Search code examples
pythonparsingnlpeml

Reading .eml files with Python 3.6 using emaildata 0.3.4


I am using python 3.6.1 and I want to read in email files (.eml) for processing. I am using the emaildata 0.3.4 package, however whenever I try to import the Text class as in the documentation, I get the module errors:

import email
from email.text import Text
>>> ModuleNotFoundError: No module named 'cStringIO'

When I tried to correct using this update, I get the next error relating to mimetools

>>> ModuleNotFoundError: No module named 'mimetools'

Is it possible to use emaildata 0.3.4 with python 3.6 to parse .eml files? Or are there any other packages I can use to parse .eml files? Thanks


Solution

  • Using the email package, we can read in the .eml files. Then, use the BytesParser library to parse the file. Finally, use a plain preference (for plain text) with the get_body() method, and get_content() method to get the raw text of the email.

    import email
    from email import policy
    from email.parser import BytesParser
    import glob
    file_list = glob.glob('*.eml') # returns list of files
    with open(file_list[2], 'rb') as fp:  # select a specific email file from the list
        msg = BytesParser(policy=policy.default).parse(fp)
    text = msg.get_body(preferencelist=('plain')).get_content()
    print(text)  # print the email content
    >>> "Hi,
    >>> This is an email
    >>> Regards,
    >>> Mister. E"
    

    Granted, this is a simplified example - no mention of HTML or attachments.
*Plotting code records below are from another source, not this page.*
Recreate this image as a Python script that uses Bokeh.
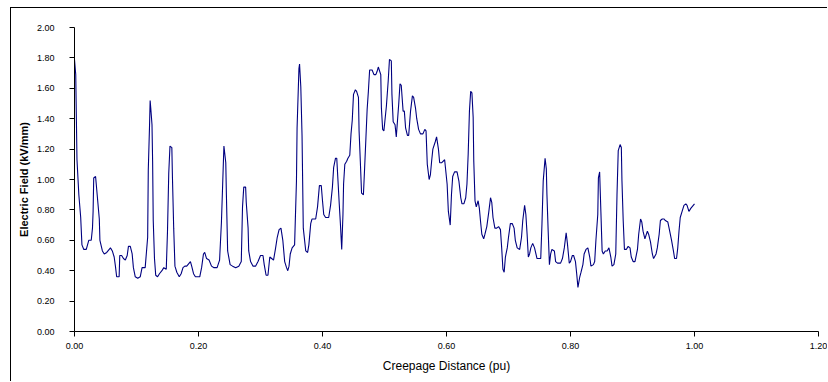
from bokeh.plotting import figure
from bokeh.models import Range1d, FixedTicker, NumeralTickFormatter
from bokeh.embed import file_html
from bokeh.resources import INLINE

# Creepage distance (pu) and electric field (kV/mm) in segments
seg1_x = [0.000,0.002,0.003,0.004,0.007,0.010,0.012,0.015,0.019,0.023,0.027,0.029,0.030,0.031,0.034,0.037,0.040,0.041,0.045,0.048,
          0.052,0.056,0.058,0.061,0.064,0.066,0.068,0.072,0.073,0.076,0.079,0.082,0.085,0.087,0.090,0.093,0.095,0.098,0.102,0.106,
          0.109,0.114,0.118,0.119,0.121,0.122,0.123,0.125,0.126,0.127,0.129,0.131,0.134,0.137,0.141,0.144,0.148,0.150,0.152,0.154,
          0.157,0.158,0.160,0.162,0.165,0.169,0.172,0.175,0.178,0.181,0.185,0.187,0.189,0.192,0.195]
seg1_y = [1.79,1.69,1.41,1.13,0.90,0.75,0.57,0.54,0.54,0.60,0.60,0.68,0.79,1.01,1.02,0.88,0.74,0.60,0.53,0.51,
          0.52,0.54,0.55,0.53,0.49,0.43,0.36,0.36,0.50,0.50,0.48,0.47,0.50,0.56,0.56,0.51,0.42,0.36,0.35,0.36,
          0.42,0.42,0.62,1.06,1.35,1.52,1.47,1.36,1.12,0.73,0.48,0.37,0.36,0.38,0.40,0.42,0.41,0.66,1.04,1.22,
          1.21,1.01,0.68,0.43,0.39,0.36,0.38,0.42,0.43,0.43,0.45,0.46,0.43,0.38,0.36]

seg2_x = [0.198,0.202,0.205,0.208,0.210,0.213,0.217,0.221,0.225,0.230,0.234,0.237,0.239,0.241,0.244,0.245,0.247,0.251,0.255,0.260,
          0.265,0.269,0.271,0.273,0.276,0.277,0.280,0.281,0.284,0.288,0.292,0.296,0.300,0.304,0.306,0.309,0.312,0.315,0.318,0.321,
          0.324,0.327,0.330,0.333,0.336,0.339,0.342,0.344,0.346,0.348,0.351,0.355,0.358,0.359,0.362,0.363,0.365,0.367,0.369,0.373,
          0.376,0.378,0.381,0.383,0.389,0.392,0.395,0.398]
seg2_y = [0.36,0.36,0.42,0.51,0.52,0.48,0.47,0.43,0.42,0.42,0.47,0.72,0.97,1.22,1.11,0.90,0.53,0.44,0.43,0.42,
          0.43,0.46,0.82,0.95,0.95,0.85,0.68,0.53,0.46,0.43,0.43,0.46,0.50,0.50,0.44,0.37,0.37,0.49,0.48,0.47,
          0.54,0.62,0.67,0.68,0.60,0.46,0.42,0.40,0.43,0.51,0.55,0.57,0.99,1.34,1.73,1.76,1.61,1.29,0.68,0.53,
          0.52,0.57,0.71,0.74,0.74,0.82,0.96,0.96]

seg3_x = [0.400,0.402,0.405,0.410,0.413,0.416,0.418,0.421,0.423,0.425,0.427,0.429,0.431,0.433,0.434,0.436,0.439,0.441,0.444,0.446,
          0.448,0.450,0.453,0.455,0.458,0.459,0.461,0.463,0.466,0.468,0.470,0.472,0.474,0.476,0.480,0.483,0.486,0.488,0.490,0.494,
          0.495,0.497,0.499,0.501,0.503,0.506,0.508,0.511,0.512,0.514,0.517,0.519,0.521,0.523,0.525,0.527,0.530,0.532,0.534,0.537,
          0.539,0.542,0.545,0.547,0.550,0.552,0.555,0.558,0.562,0.565,0.567,0.569,0.572,0.574,0.576,0.578,0.582,0.584,0.587,0.589,
          0.592,0.597]
seg3_y = [0.86,0.77,0.75,0.75,0.83,0.95,1.08,1.14,1.14,0.99,0.84,0.70,0.54,0.77,0.97,1.10,1.12,1.14,1.16,1.30,
          1.39,1.56,1.59,1.58,1.54,1.32,1.12,0.91,0.90,1.08,1.27,1.46,1.58,1.72,1.72,1.69,1.69,1.71,1.74,1.69,
          1.47,1.33,1.32,1.40,1.48,1.65,1.79,1.78,1.56,1.38,1.36,1.28,1.39,1.50,1.63,1.62,1.45,1.45,1.34,1.29,
          1.29,1.45,1.55,1.54,1.47,1.40,1.33,1.30,1.30,1.33,1.32,1.10,1.00,1.03,1.12,1.20,1.25,1.28,1.20,1.11,
          1.11,1.13]

seg4_x = [0.601,0.603,0.606,0.608,0.610,0.613,0.617,0.620,0.623,0.625,0.628,0.631,0.633,0.635,0.637,0.639,0.641,0.643,0.644,0.646,
          0.648,0.651,0.653,0.655,0.657,0.660,0.662,0.665,0.668,0.671,0.673,0.675,0.678,0.681,0.684,0.687,0.689,0.691,0.693,0.695,
          0.698,0.700,0.703,0.706,0.709,0.711,0.714,0.718,0.721,0.723,0.726,0.728,0.730,0.732,0.734,0.736,0.739,0.742,0.746,0.749,
          0.752,0.754,0.756,0.759,0.761,0.762,0.764,0.766,0.768,0.770,0.774,0.776,0.779,0.784,0.787,0.790,0.793,0.795,0.798]
seg4_y = [0.97,0.79,0.70,0.90,1.02,1.05,1.05,0.99,0.88,0.84,0.84,0.88,0.97,1.17,1.45,1.58,1.57,1.41,1.12,0.86,
          0.82,0.86,0.81,0.72,0.64,0.61,0.64,0.69,0.78,0.88,0.85,0.75,0.68,0.68,0.69,0.67,0.55,0.41,0.39,0.49,
          0.55,0.62,0.71,0.71,0.68,0.60,0.55,0.54,0.62,0.73,0.83,0.77,0.64,0.49,0.51,0.55,0.58,0.55,0.48,0.48,
          0.48,0.71,0.99,1.14,1.07,0.90,0.66,0.44,0.51,0.54,0.53,0.46,0.45,0.45,0.48,0.55,0.65,0.58,0.45]

seg5_x = [0.800,0.803,0.805,0.808,0.810,0.812,0.815,0.817,0.820,0.822,0.825,0.828,0.831,0.833,0.837,0.839,0.841,0.844,0.845,0.847,
          0.849,0.851,0.853,0.856,0.859,0.862,0.865,0.867,0.870,0.873,0.875,0.877,0.880,0.882,0.883,0.885,0.887,0.890,0.893,0.896,
          0.898,0.901,0.904,0.908,0.910,0.913,0.915,0.917,0.920,0.924,0.926,0.929,0.932,0.934,0.938,0.940,0.943,0.945,0.948,0.951,
          0.953,0.957,0.960,0.963,0.966,0.968,0.971,0.973,0.975,0.977,0.980,0.983,0.986,0.988,0.991,0.994,0.996,1.000]
seg5_y = [0.46,0.50,0.50,0.46,0.38,0.29,0.36,0.39,0.44,0.51,0.54,0.55,0.49,0.43,0.44,0.46,0.60,0.77,1.01,1.05,
          0.79,0.53,0.51,0.53,0.53,0.55,0.49,0.43,0.44,0.51,0.90,1.19,1.23,1.21,0.99,0.73,0.54,0.54,0.56,0.55,
          0.49,0.46,0.46,0.54,0.64,0.74,0.72,0.66,0.61,0.66,0.64,0.59,0.51,0.48,0.51,0.55,0.64,0.73,0.74,0.74,
          0.73,0.72,0.66,0.60,0.53,0.48,0.48,0.55,0.66,0.75,0.79,0.83,0.84,0.83,0.79,0.81,0.82,0.84]

x_ticks = [0.0, 0.2, 0.4, 0.6, 0.8, 1.0, 1.2]
y_ticks = [0.0, 0.2, 0.4, 0.6, 0.8, 1.0, 1.2, 1.4, 1.6, 1.8, 2.0]
x_title = "Creepage Distance (pu)"
y_title = "Electric Field (kV/mm)"

xs = seg1_x + seg2_x + seg3_x + seg4_x + seg5_x
ys = seg1_y + seg2_y + seg3_y + seg4_y + seg5_y

p = figure(width=817, height=374, output_backend="svg", toolbar_location=None,
           x_range=Range1d(0, 1.2), y_range=Range1d(0, 2.0),
           min_border_left=63, min_border_right=10, min_border_top=19, min_border_bottom=51)
p.styles = {"margin-left": "10px", "margin-top": "7px",
            "border-left": "1px solid #000000", "border-top": "1px solid #000000"}
p.outline_line_color = None
p.xgrid.visible = False
p.ygrid.visible = False
p.background_fill_color = "white"
p.border_fill_color = "white"

p.line(xs, ys, line_color="#000080", line_width=1.1)

for ax in (p.xaxis[0], p.yaxis[0]):
    ax.axis_line_color = "#000000"
    ax.axis_line_width = 1
    ax.major_tick_line_color = "#000000"
    ax.major_tick_in = 0
    ax.major_tick_out = 5
    ax.minor_tick_line_color = None
    ax.formatter = NumeralTickFormatter(format="0.00")
    ax.major_label_text_font = "Liberation Sans"
    ax.major_label_text_font_size = "9px"
    ax.major_label_text_color = "#000000"
    ax.axis_label_text_font = "Liberation Sans"
    ax.axis_label_text_color = "#000000"
    ax.axis_label_text_font_style = "normal"

p.xaxis[0].ticker = FixedTicker(ticks=x_ticks)
p.yaxis[0].ticker = FixedTicker(ticks=y_ticks)
p.xaxis[0].axis_label = x_title
p.yaxis[0].axis_label = y_title
p.xaxis[0].axis_label_text_font_size = "12px"
p.yaxis[0].axis_label_text_font_size = "11px"
p.yaxis[0].axis_label_text_font_style = "bold"
p.xaxis[0].major_label_standoff = 6
p.yaxis[0].major_label_standoff = 15
p.xaxis[0].axis_label_standoff = 7
p.yaxis[0].axis_label_standoff = 4

open("out.html", "w").write(file_html(p, INLINE))
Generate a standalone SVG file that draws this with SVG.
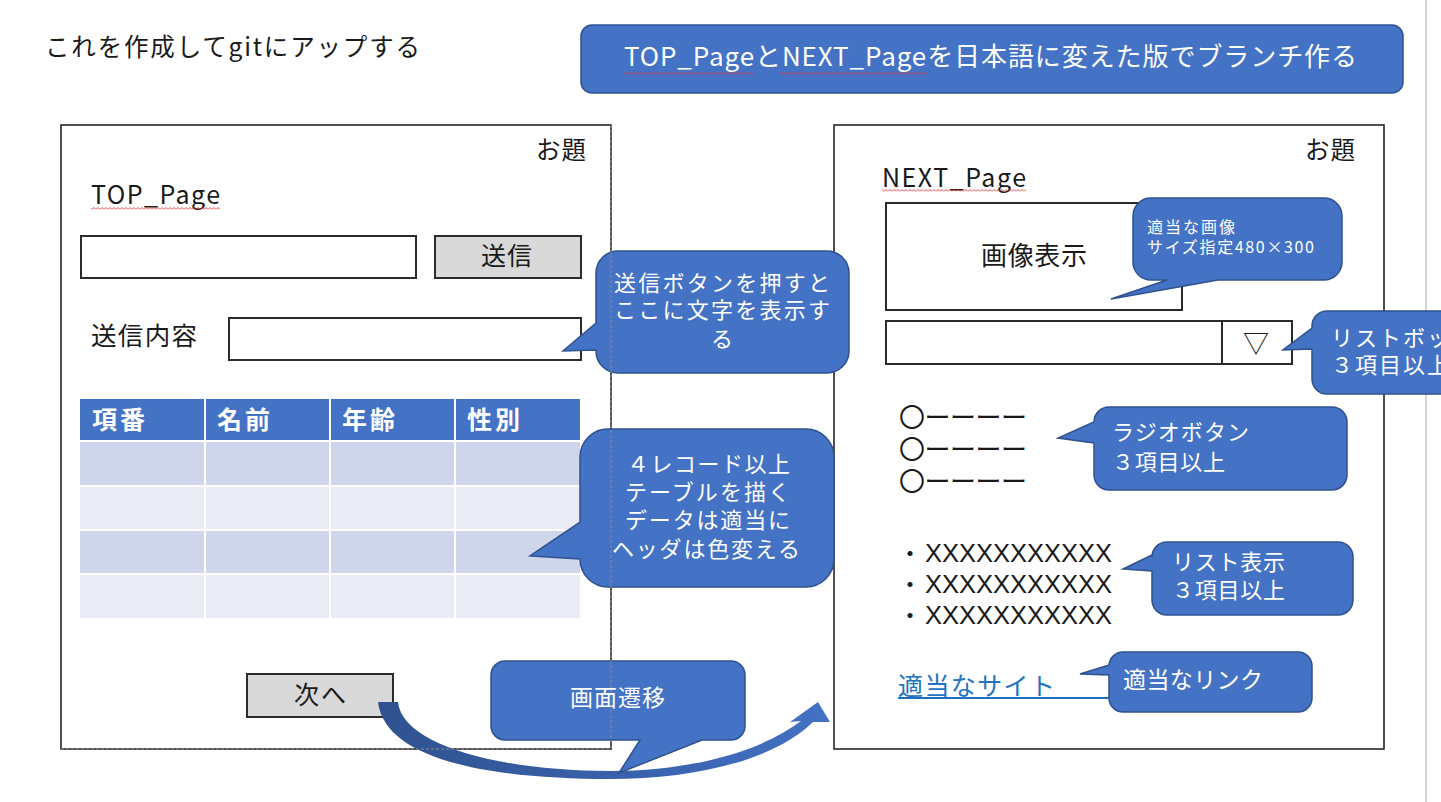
<svg xmlns="http://www.w3.org/2000/svg" width="1441" height="802" viewBox="0 0 1441 802">
<style>
text{font-family:'Noto Sans CJK JP','Noto Sans',sans-serif;fill:#1a1a1a}
.w{fill:#ffffff}
.b{font-weight:bold;fill:#ffffff;font-size:25px}
.box{fill:#ffffff;stroke:#2b2b2b;stroke-width:2}
.btn{fill:#d9d9d9;stroke:#2b2b2b;stroke-width:2}
.panel{fill:#ffffff;stroke:#262626;stroke-width:1.6}
.co{fill:#4472c4;stroke:#2f528f;stroke-width:1.5}
.hd{fill:#4472c4}
.r1{fill:#cfd5ea}
.r2{fill:#e9ebf5}
</style>
<defs>
<pattern id="sq" x="0" y="0" width="4" height="3" patternUnits="userSpaceOnUse">
<path d="M0,2.5 L2,0.5 L4,2.5" fill="none" stroke="#e03030" stroke-width="0.9"/>
</pattern>
<linearGradient id="ag" x1="0" y1="0" x2="1" y2="0">
<stop offset="0" stop-color="#2f528f"/>
<stop offset="0.6" stop-color="#3a63b0"/>
<stop offset="1" stop-color="#4472c4"/>
</linearGradient>
<clipPath id="vp"><rect x="0" y="0" width="1441" height="802"/></clipPath>
</defs>
<rect x="0" y="0" width="1441" height="802" fill="#ffffff"/>
<line x1="1426" y1="0" x2="1426" y2="802" stroke="#d6d6d6" stroke-width="2"/>

<g id="title">
<text x="45" y="56" font-size="24.5" textLength="375" lengthAdjust="spacing">これを作成してgitにアップする</text>
</g>

<g id="banner">
<rect x="581" y="25" width="822" height="68" rx="11" class="co"/>
<text x="624" y="66" font-size="26" class="w" textLength="733" lengthAdjust="spacing">TOP_PageとNEXT_Pageを日本語に変えた版でブランチ作る</text>
<rect x="624" y="72" width="129" height="3" fill="url(#sq)"/>
<rect x="779" y="72" width="148" height="3" fill="url(#sq)"/>
</g>

<g id="top-page">
<rect x="61" y="125" width="550" height="624" class="panel"/>
<text x="536" y="159" font-size="24.5" textLength="50" lengthAdjust="spacing">お題</text>
<text x="91" y="204" font-size="25" textLength="129" lengthAdjust="spacing">TOP_Page</text>
<rect x="91" y="207" width="129" height="3" fill="url(#sq)"/>
</g>

<g id="input-text">
<rect x="81" y="236" width="335" height="42" class="box"/>
</g>
<g id="send-button">
<rect x="435" y="236" width="146" height="42" class="btn"/>
<text x="481" y="265" font-size="25" textLength="51" lengthAdjust="spacing">送信</text>
</g>
<g id="send-content">
<text x="91" y="345" font-size="25.5" textLength="106" lengthAdjust="spacing">送信内容</text>
<rect x="229" y="318" width="352" height="42" class="box"/>
</g>

<g id="table">
<rect x="80" y="399" width="124" height="41" class="hd"/>
<rect x="206" y="399" width="123" height="41" class="hd"/>
<rect x="331" y="399" width="123" height="41" class="hd"/>
<rect x="456" y="399" width="124" height="41" class="hd"/>
<text x="92" y="429" class="b" textLength="53" lengthAdjust="spacing">項番</text>
<text x="217" y="429" class="b" textLength="53" lengthAdjust="spacing">名前</text>
<text x="342" y="429" class="b" textLength="53" lengthAdjust="spacing">年齢</text>
<text x="467" y="429" class="b" textLength="53" lengthAdjust="spacing">性別</text>
<g class="r1">
<rect x="80" y="442" width="124" height="43"/><rect x="206" y="442" width="123" height="43"/><rect x="331" y="442" width="123" height="43"/><rect x="456" y="442" width="124" height="43"/>
<rect x="80" y="531" width="124" height="42"/><rect x="206" y="531" width="123" height="42"/><rect x="331" y="531" width="123" height="42"/><rect x="456" y="531" width="124" height="42"/>
</g>
<g class="r2">
<rect x="80" y="487" width="124" height="42"/><rect x="206" y="487" width="123" height="42"/><rect x="331" y="487" width="123" height="42"/><rect x="456" y="487" width="124" height="42"/>
<rect x="80" y="575" width="124" height="43"/><rect x="206" y="575" width="123" height="43"/><rect x="331" y="575" width="123" height="43"/><rect x="456" y="575" width="124" height="43"/>
</g>
</g>

<g id="next-button">
<rect x="247" y="674" width="146" height="43" class="btn"/>
<text x="294" y="704" font-size="25" textLength="52" lengthAdjust="spacing">次へ</text>
</g>

<g id="next-page">
<rect x="834" y="125" width="550" height="624" class="panel"/>
<text x="1305" y="159" font-size="24.5" textLength="50" lengthAdjust="spacing">お題</text>
<text x="882" y="187" font-size="25" textLength="144" lengthAdjust="spacing">NEXT_Page</text>
<rect x="882" y="189" width="144" height="3" fill="url(#sq)"/>
</g>

<g id="image-box">
<rect x="886" y="203" width="296" height="107" class="box"/>
<text x="981" y="265" font-size="26" textLength="106" lengthAdjust="spacing">画像表示</text>
</g>

<g id="dropdown">
<rect x="886" y="321" width="406" height="43" class="box"/>
<line x1="1222" y1="321" x2="1222" y2="364" stroke="#2b2b2b" stroke-width="2"/>
<text x="1256" y="353" font-size="26" text-anchor="middle">▽</text>
</g>

<g id="radio">
<text x="899" y="427" font-size="26" textLength="128" lengthAdjust="spacing">〇ーーーー</text>
<text x="899" y="459" font-size="26" textLength="128" lengthAdjust="spacing">〇ーーーー</text>
<text x="899" y="491" font-size="26" textLength="128" lengthAdjust="spacing">〇ーーーー</text>
</g>

<g id="list">
<text x="898" y="562" font-size="24">・</text>
<text x="898" y="593" font-size="24">・</text>
<text x="898" y="624" font-size="24">・</text>
<text x="925" y="562" font-size="25" style="font-family:'Liberation Sans',sans-serif" textLength="187" lengthAdjust="spacingAndGlyphs">XXXXXXXXXXX</text>
<text x="925" y="593" font-size="25" style="font-family:'Liberation Sans',sans-serif" textLength="187" lengthAdjust="spacingAndGlyphs">XXXXXXXXXXX</text>
<text x="925" y="624" font-size="25" style="font-family:'Liberation Sans',sans-serif" textLength="187" lengthAdjust="spacingAndGlyphs">XXXXXXXXXXX</text>
</g>

<g id="link">
<text x="898" y="695" font-size="25" style="fill:#2472c0" textLength="157" lengthAdjust="spacing">適当なサイト</text>
<line x1="898" y1="698" x2="1112" y2="698" stroke="#1f6fc0" stroke-width="2"/>
</g>

<g id="connectors">
<path d="M398,702 C402,745 500,771 610,771 C690,771 760,752 801,721 L790,722 L818,702 L830,722 L813,722 C772,762 690,779 610,779 C490,779 385,760 378,702 Z" fill="url(#ag)"/>
</g>

<g id="callout-send">
<path class="co" d="M618,251 H827 A22 22 0 0 1 849,273 V351 A22 22 0 0 1 827,373 H618 A22 22 0 0 1 596,351 V350 L563,351 L596,323 V273 A22 22 0 0 1 618,251 Z"/>
<text x="614" y="291" font-size="22" class="w" textLength="216" lengthAdjust="spacing">送信ボタンを押すと</text>
<text x="614" y="318" font-size="22" class="w" textLength="216" lengthAdjust="spacing">ここに文字を表示す</text>
<text x="722" y="347" font-size="22" class="w" text-anchor="middle">る</text>
</g>

<g id="callout-table">
<path class="co" d="M608,429 H806 A28 28 0 0 1 834,457 V559 A28 28 0 0 1 806,587 H608 A28 28 0 0 1 580,559 L530,556 L580,522 V457 A28 28 0 0 1 608,429 Z"/>
<text x="627" y="472" font-size="22" class="w" textLength="163" lengthAdjust="spacing">４レコード以上</text>
<text x="625" y="500" font-size="22" class="w" textLength="165" lengthAdjust="spacing">テーブルを描く</text>
<text x="625" y="528" font-size="22" class="w" textLength="165" lengthAdjust="spacing">データは適当に</text>
<text x="612" y="557" font-size="22" class="w" textLength="188" lengthAdjust="spacing">ヘッダは色変える</text>
</g>

<g id="callout-transition">
<path class="co" d="M505,661 H731 A14 14 0 0 1 745,675 V726 A14 14 0 0 1 731,740 H702 L619,773 L640,740 H505 A14 14 0 0 1 491,726 V675 A14 14 0 0 1 505,661 Z"/>
<text x="570" y="706" font-size="23" class="w" textLength="95" lengthAdjust="spacing">画面遷移</text>
</g>

<g id="callout-image">
<path class="co" d="M1151,198 H1324 A18 18 0 0 1 1342,216 V262 A18 18 0 0 1 1324,280 H1218 L1111,299 L1167,280 H1151 A18 18 0 0 1 1133,262 V216 A18 18 0 0 1 1151,198 Z"/>
<text x="1147" y="233" font-size="16" class="w" textLength="88" lengthAdjust="spacing">適当な画像</text>
<text x="1147" y="253" font-size="16" class="w" textLength="167" lengthAdjust="spacing">サイズ指定480×300</text>
</g>

<g id="callout-listbox" clip-path="url(#vp)">
<path class="co" d="M1327,311 H1500 V394 H1327 A15 15 0 0 1 1312,379 V349 L1283,350 L1312,328 V326 A15 15 0 0 1 1327,311 Z"/>
<text x="1331" y="346" font-size="22" class="w" letter-spacing="2">リストボックス</text>
<text x="1331" y="373" font-size="22" class="w" letter-spacing="2">３項目以上</text>
</g>

<g id="callout-radio">
<path class="co" d="M1109,407 H1332 A15 15 0 0 1 1347,422 V475 A15 15 0 0 1 1332,490 H1109 A15 15 0 0 1 1094,475 V443 L1058,438 L1094,422 A15 15 0 0 1 1109,407 Z"/>
<text x="1112" y="440" font-size="22" class="w" textLength="137" lengthAdjust="spacing">ラジオボタン</text>
<text x="1112" y="470" font-size="22" class="w" textLength="113" lengthAdjust="spacing">３項目以上</text>
</g>

<g id="callout-list">
<path class="co" d="M1167,542 H1338 A15 15 0 0 1 1353,557 V600 A15 15 0 0 1 1338,615 H1167 A15 15 0 0 1 1152,600 V571 L1123,569 L1152,555 V557 A15 15 0 0 1 1167,542 Z"/>
<text x="1172" y="570" font-size="22" class="w" textLength="113" lengthAdjust="spacing">リスト表示</text>
<text x="1172" y="598" font-size="22" class="w" textLength="113" lengthAdjust="spacing">３項目以上</text>
</g>

<g id="callout-link">
<path class="co" d="M1123,652 H1298 A14 14 0 0 1 1312,666 V698 A14 14 0 0 1 1298,712 H1123 A14 14 0 0 1 1109,698 V675 L1080,674 L1109,665 V666 A14 14 0 0 1 1123,652 Z"/>
<text x="1123" y="688" font-size="23" class="w" textLength="140" lengthAdjust="spacing">適当なリンク</text>
</g>

<g id="panel-overlay">
<line x1="611" y1="125" x2="611" y2="749" stroke="#8c8c8c" stroke-width="1" stroke-dasharray="3,2"/>
<line x1="61" y1="749" x2="611" y2="749" stroke="#8c8c8c" stroke-width="1" stroke-dasharray="3,2"/>
</g>
</svg>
But it gets done essentially what the question asks and what I want to do.

    Here is how you would iterate over several emails and save each as a plain text file:

    file_list = glob.glob('*.eml') # returns list of files
    for file in file_list:
        with open(file, 'rb') as fp:
            msg = BytesParser(policy=policy.default).parse(fp)
            fnm = os.path.splitext(file)[0] + '.txt'
            txt = msg.get_body(preferencelist=('plain')).get_content()
            with open(fnm, 'w') as f:
                print('Filename:', txt, file = f)